PS 41-69 - Open data and accessible services and tools foster science and software collaboration

Wednesday, August 14, 2019
Exhibit Hall, Kentucky International Convention Center
Michele Thornton1, Bruce E. Wilson2, Rupesh Shrestha3, Yaxing Wei1 and Hannah L. Blanco4, (1)Environmental Sciences Division & Climate Change Science Institute, Oak Ridge National Laboratory, Oak Ridge, TN, (2)Environmental Sciences Division, Oak Ridge National Laboratory, Oak Ridge, TN, (3)Environmental Sciences Division, Oak Ridge National Laboratory, (4)Environmental Sciences Division, ORNL DAAC, Oak Ridge, TN
Background/Question/Methods

The objectives of the study are to 1.) compare the usage of varied access methods to open data of ecological significance and to 2) describe the impact of these access methods on the data needs of a broad ecological sciences community.
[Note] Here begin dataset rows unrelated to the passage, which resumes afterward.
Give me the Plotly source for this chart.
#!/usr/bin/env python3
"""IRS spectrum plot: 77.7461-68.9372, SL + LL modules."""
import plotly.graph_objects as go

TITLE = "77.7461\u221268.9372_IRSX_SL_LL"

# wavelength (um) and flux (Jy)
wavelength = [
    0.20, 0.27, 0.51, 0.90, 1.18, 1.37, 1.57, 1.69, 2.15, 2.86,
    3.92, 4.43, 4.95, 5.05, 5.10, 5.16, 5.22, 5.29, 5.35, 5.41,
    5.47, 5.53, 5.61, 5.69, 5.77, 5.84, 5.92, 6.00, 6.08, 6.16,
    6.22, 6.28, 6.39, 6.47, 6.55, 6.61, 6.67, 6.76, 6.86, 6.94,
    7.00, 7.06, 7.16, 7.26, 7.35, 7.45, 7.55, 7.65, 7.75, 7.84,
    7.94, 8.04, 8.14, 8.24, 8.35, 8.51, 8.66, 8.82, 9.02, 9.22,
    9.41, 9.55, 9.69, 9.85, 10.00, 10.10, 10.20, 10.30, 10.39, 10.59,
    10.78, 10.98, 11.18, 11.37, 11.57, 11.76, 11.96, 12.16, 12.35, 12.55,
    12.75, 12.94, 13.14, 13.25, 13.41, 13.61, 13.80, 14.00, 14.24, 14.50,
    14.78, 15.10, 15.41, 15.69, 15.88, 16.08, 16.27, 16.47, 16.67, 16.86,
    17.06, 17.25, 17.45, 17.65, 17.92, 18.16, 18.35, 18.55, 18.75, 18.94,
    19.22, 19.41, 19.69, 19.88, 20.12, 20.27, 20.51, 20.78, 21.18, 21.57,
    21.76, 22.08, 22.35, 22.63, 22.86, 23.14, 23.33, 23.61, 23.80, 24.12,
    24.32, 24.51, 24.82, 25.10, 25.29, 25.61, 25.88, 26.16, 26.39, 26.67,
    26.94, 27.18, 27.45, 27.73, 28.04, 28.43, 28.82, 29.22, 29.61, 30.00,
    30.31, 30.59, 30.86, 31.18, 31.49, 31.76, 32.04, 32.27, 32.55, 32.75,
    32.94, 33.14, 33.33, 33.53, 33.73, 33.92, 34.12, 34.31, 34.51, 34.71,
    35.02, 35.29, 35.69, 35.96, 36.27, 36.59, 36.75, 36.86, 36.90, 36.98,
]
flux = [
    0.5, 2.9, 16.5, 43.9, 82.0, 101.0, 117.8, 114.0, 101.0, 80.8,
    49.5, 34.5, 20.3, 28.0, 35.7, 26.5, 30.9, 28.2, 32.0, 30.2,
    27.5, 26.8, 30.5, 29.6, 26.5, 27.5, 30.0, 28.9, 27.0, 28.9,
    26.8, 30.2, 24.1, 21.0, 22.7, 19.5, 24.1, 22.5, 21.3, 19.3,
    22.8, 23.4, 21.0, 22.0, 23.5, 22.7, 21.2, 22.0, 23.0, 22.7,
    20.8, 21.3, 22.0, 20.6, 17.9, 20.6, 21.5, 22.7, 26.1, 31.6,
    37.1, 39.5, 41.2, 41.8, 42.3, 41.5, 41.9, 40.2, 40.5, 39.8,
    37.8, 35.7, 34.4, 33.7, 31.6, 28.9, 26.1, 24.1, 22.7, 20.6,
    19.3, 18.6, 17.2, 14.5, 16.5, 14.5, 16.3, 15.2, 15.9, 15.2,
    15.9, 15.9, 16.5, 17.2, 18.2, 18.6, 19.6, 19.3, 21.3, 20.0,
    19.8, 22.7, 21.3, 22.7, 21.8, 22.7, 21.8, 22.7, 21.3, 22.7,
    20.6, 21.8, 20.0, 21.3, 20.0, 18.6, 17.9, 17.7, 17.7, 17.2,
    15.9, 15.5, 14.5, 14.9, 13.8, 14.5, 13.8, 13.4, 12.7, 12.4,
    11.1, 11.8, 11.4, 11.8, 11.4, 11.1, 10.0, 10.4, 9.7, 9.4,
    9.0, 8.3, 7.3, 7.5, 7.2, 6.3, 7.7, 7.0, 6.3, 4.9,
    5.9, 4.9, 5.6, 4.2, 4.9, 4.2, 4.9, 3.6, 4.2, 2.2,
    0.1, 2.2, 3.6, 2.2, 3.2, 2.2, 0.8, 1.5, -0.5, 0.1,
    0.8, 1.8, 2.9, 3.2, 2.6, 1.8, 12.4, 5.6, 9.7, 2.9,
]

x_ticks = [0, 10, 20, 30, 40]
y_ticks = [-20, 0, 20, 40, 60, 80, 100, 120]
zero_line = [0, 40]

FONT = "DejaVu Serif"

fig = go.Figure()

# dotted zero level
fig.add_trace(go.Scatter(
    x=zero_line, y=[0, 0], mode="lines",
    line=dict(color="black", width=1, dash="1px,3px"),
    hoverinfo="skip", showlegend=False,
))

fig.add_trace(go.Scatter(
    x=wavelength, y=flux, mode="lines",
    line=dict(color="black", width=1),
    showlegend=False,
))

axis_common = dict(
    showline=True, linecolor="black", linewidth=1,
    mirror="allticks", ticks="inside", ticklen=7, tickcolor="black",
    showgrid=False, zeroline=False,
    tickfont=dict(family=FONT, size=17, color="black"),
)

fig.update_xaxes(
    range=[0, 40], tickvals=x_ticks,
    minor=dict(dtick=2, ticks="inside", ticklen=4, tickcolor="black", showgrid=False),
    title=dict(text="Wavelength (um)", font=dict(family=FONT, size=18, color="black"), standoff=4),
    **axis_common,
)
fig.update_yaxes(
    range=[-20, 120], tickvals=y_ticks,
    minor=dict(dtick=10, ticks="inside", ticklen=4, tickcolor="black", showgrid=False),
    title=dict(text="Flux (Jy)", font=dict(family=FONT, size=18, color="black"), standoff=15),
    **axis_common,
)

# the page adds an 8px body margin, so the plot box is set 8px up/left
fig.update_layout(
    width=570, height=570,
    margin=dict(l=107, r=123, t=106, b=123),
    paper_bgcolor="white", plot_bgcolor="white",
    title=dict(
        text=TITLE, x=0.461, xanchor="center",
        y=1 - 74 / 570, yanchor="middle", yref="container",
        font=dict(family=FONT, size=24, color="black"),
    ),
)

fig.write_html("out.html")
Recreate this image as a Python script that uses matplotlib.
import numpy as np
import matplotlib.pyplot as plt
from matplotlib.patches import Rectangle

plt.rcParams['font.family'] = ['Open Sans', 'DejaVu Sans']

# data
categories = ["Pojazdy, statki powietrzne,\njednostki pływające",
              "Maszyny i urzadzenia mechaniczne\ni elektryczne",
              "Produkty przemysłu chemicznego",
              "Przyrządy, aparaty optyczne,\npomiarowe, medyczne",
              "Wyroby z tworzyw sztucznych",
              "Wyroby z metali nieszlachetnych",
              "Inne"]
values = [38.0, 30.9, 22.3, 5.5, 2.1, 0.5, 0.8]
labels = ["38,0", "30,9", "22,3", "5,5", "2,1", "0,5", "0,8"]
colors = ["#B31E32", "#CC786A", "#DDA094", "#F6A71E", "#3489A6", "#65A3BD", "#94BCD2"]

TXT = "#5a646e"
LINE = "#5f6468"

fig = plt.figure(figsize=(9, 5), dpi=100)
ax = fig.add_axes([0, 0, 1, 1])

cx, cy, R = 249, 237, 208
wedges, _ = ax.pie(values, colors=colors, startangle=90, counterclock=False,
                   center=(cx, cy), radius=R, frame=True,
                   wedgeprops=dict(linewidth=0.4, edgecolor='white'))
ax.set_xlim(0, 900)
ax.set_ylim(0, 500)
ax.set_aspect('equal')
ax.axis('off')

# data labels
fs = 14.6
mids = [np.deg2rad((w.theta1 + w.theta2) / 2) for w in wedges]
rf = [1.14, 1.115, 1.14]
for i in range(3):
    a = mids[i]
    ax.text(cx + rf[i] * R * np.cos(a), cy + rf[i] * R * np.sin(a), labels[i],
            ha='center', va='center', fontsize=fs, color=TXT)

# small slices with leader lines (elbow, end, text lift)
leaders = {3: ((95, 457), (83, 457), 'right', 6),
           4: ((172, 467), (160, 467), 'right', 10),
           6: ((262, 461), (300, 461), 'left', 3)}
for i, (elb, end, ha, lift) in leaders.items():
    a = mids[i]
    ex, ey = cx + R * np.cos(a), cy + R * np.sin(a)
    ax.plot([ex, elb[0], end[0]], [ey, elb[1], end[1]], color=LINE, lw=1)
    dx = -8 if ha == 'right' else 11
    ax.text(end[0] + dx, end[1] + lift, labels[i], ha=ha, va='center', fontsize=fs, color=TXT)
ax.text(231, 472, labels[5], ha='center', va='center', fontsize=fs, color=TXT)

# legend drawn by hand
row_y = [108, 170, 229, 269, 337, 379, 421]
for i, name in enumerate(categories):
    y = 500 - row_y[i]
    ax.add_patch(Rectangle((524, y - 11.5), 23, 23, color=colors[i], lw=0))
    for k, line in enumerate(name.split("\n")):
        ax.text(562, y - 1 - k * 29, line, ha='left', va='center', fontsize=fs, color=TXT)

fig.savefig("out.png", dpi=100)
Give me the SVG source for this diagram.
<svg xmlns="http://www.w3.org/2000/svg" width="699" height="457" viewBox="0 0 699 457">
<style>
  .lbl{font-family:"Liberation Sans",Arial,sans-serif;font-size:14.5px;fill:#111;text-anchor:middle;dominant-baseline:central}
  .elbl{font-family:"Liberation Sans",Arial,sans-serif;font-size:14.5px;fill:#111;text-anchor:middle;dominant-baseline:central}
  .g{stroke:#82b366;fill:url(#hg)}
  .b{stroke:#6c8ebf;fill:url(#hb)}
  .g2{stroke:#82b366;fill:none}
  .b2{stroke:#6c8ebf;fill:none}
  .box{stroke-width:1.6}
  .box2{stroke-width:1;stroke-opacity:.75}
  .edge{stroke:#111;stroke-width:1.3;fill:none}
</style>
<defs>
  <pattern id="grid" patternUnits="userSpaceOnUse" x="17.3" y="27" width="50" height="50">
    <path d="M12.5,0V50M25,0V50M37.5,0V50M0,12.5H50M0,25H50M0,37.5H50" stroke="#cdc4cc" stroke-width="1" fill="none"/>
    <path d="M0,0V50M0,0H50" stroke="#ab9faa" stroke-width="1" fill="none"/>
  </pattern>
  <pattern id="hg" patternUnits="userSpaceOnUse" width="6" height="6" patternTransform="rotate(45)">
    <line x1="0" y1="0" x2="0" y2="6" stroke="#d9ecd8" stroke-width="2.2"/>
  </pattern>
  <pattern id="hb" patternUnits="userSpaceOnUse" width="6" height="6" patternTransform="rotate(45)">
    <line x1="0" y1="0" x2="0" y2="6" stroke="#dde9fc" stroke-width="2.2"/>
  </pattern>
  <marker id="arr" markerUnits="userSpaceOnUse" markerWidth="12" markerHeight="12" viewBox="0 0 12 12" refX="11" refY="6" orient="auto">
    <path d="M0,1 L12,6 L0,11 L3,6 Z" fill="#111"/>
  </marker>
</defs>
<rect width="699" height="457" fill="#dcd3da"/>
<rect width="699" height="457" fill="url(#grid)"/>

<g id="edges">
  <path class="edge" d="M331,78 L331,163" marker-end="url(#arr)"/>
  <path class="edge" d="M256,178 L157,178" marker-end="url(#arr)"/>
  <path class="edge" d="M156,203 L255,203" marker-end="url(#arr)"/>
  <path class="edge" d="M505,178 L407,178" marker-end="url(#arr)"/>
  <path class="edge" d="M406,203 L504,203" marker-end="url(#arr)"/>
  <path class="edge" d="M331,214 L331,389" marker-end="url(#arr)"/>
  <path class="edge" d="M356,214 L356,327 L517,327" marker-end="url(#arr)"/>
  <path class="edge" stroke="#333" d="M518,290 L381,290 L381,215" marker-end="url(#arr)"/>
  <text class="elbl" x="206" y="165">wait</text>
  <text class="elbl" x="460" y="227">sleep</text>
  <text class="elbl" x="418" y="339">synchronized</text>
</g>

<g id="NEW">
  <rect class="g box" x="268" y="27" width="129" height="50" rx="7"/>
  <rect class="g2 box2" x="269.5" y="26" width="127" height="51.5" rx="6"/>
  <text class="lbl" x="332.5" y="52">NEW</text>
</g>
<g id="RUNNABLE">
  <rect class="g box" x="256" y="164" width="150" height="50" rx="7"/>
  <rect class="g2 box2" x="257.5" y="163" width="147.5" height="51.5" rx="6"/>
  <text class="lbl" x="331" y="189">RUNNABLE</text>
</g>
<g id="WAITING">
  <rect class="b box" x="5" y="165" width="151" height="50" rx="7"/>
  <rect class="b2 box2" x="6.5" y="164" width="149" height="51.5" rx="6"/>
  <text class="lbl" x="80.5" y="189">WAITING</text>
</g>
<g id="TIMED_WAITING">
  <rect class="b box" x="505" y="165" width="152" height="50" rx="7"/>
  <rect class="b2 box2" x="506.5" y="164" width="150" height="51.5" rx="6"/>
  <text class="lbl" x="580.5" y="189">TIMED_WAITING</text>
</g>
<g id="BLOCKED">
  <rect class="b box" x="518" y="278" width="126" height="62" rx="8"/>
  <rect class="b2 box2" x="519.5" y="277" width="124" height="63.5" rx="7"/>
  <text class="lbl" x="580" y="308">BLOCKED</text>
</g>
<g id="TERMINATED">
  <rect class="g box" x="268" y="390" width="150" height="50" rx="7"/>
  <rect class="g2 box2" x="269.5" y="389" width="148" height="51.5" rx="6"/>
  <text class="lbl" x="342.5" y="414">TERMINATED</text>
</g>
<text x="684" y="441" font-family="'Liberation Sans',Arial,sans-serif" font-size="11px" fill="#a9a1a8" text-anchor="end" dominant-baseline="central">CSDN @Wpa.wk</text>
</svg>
While computer and data archive scientists construct the systems providing access methods, the goal is for a diverse, multidisciplinary community to focus on their science objectives and lessen the time spent with complex file formats and access mechanisms. We examine access patterns for two highly-used sets of access tools provide by the NASA-funded ORNL DAAC. One provides access to an almost 40-year, daily, gridded dataset over North America of several surface weather variables (Daymet) used within the ecological community to understand biometeorological and bioclimatological conditions. The other set of tools provides access to land-based data products from the MODIS/VIIRS satellite instruments (MODIS Subsets). The methods that provide multi-dimensional, multivariate data are committed to be inclusive to accommodate a diverse scientific community. We examine the impact of how varied data access fosters data usage, agency applications, shared source code development, and journal publications relevant to ecologists and educators who leverage these data and services.

Results/Conclusions

The usage categories include download information by format and download type, journal citation and category, additional federal agencies that leverage services, and community development of open software packages. Analysis of download file type show support for providing data in a range of formats. Daymet files in netCDF format have yearly direct downloads of ~35,000 files while pre-derived climatologic files formatted as netCDF and geoTIFF have ~42,000 downloads. CSV file formats for a single geographic location see yearly downloads of over 10 million single granules. MODIS Subsets for a total of ~1 million unique locations were retrieved by ~3,500 unique users for 2018. Downloads by specialized tools, API’s, and servers demonstrate that capabilities provided (subsetting, automation, programmatic access) are valuable to accommodating user needs. The interdisciplinary audience is widened by agencies that develop higher level applications (e.g. GeoDataPortal, spatialEco, zonalDaymet, National Phenology Network, AmeriFlux, FLUXNET), contribute tools that facilitate data service (e.g., DaymetR, MODISTools R, MODISPythonClient, phenor) and educators (GEOG 576, MODIS/VIIRS Classroom Exercises). Impact is assessed by the number and category of journal publications that cite the dataset DOI’s. The dataset citation has increased each year for a total of 230 citations for Daymet and 473 for MODIS Subsets.